# Information shown
****

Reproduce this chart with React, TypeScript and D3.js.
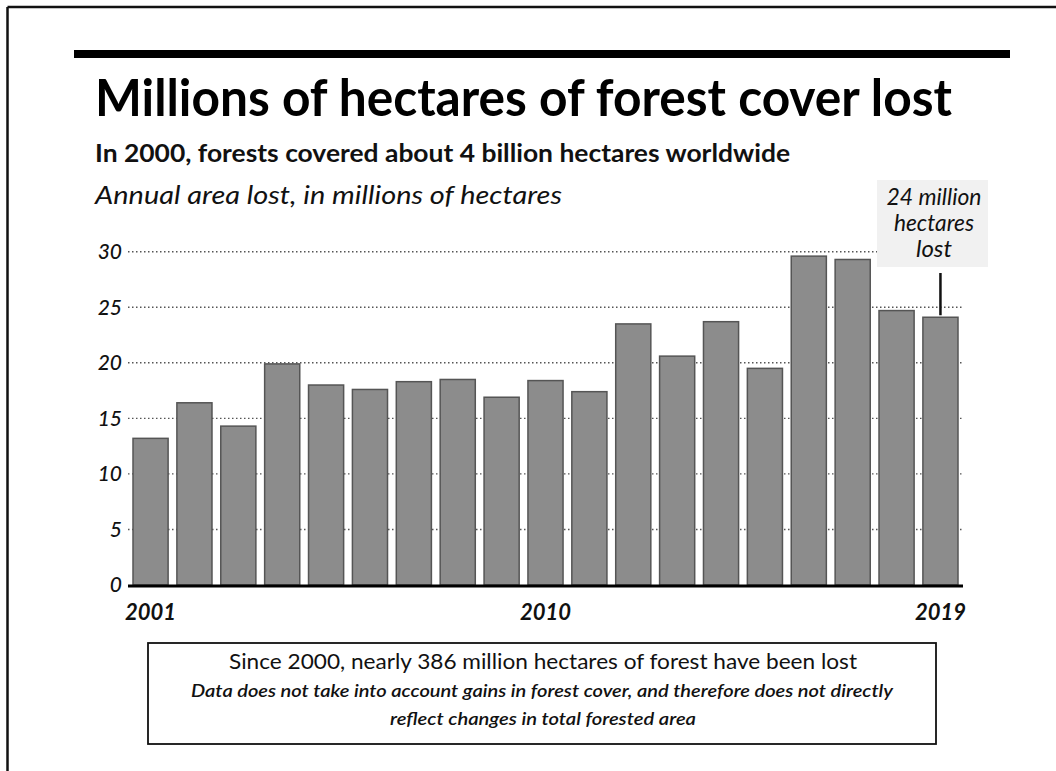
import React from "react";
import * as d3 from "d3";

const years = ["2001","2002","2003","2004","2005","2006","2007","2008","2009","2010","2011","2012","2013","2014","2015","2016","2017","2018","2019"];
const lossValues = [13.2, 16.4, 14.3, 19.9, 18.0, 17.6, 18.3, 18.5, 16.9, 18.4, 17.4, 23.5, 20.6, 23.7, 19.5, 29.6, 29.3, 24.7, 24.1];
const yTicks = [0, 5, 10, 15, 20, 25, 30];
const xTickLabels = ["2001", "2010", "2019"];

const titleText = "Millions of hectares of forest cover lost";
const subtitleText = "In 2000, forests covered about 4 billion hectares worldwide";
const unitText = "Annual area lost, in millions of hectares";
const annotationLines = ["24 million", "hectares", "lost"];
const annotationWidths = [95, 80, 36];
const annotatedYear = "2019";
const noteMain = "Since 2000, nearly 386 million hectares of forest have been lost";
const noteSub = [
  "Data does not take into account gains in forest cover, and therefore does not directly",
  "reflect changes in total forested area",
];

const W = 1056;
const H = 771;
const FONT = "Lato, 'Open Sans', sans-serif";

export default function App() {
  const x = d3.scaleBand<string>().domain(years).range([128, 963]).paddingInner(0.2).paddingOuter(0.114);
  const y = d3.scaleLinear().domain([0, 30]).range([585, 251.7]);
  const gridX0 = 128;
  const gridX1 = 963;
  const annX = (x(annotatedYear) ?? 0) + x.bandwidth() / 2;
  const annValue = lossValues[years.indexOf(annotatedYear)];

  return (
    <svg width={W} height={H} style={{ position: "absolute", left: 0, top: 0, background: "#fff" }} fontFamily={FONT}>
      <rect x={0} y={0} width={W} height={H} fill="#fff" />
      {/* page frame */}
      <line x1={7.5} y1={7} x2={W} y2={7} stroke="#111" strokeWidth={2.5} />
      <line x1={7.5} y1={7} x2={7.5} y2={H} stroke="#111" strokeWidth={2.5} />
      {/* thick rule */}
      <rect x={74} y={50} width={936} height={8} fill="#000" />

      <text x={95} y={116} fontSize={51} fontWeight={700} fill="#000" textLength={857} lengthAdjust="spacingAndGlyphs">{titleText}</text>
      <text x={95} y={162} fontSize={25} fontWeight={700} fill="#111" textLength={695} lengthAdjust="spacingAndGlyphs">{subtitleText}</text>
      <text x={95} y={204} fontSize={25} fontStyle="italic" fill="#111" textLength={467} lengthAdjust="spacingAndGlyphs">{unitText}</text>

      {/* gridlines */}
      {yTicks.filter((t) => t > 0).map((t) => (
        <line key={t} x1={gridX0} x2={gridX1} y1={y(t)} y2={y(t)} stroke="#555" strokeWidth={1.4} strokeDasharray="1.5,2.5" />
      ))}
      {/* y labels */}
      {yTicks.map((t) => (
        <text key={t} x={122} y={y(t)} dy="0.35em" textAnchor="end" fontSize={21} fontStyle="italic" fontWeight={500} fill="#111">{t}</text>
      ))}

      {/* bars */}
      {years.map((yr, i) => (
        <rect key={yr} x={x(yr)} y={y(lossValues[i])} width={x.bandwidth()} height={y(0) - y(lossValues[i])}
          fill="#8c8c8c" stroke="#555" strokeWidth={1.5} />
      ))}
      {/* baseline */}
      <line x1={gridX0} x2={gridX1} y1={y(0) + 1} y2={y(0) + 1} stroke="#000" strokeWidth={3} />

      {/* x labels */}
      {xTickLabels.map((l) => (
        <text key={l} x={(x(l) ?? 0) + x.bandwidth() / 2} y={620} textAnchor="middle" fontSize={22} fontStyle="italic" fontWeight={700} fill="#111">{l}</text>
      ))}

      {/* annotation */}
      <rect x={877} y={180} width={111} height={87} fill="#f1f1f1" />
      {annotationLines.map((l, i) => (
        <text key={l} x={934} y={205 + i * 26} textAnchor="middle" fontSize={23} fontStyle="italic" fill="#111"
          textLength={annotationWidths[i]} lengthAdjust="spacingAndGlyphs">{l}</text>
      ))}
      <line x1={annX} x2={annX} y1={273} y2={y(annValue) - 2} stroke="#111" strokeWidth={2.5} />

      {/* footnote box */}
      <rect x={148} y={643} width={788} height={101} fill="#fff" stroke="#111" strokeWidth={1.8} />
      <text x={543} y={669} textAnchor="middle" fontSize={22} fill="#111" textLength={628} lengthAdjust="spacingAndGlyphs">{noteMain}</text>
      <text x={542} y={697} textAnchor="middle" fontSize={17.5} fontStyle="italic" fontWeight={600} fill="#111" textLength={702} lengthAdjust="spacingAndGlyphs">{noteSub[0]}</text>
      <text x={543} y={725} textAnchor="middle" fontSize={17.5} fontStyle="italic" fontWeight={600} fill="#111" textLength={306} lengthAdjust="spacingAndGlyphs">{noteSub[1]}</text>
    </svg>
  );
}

****

# Given task
Your task is to restate word for word the lines from the top of the data to the line containing "import * as", both ends included, with every picture left out.

# Exercise solution
Reproduce this chart with React, TypeScript and D3.js.
import React from "react";
import * as d3 from "d3";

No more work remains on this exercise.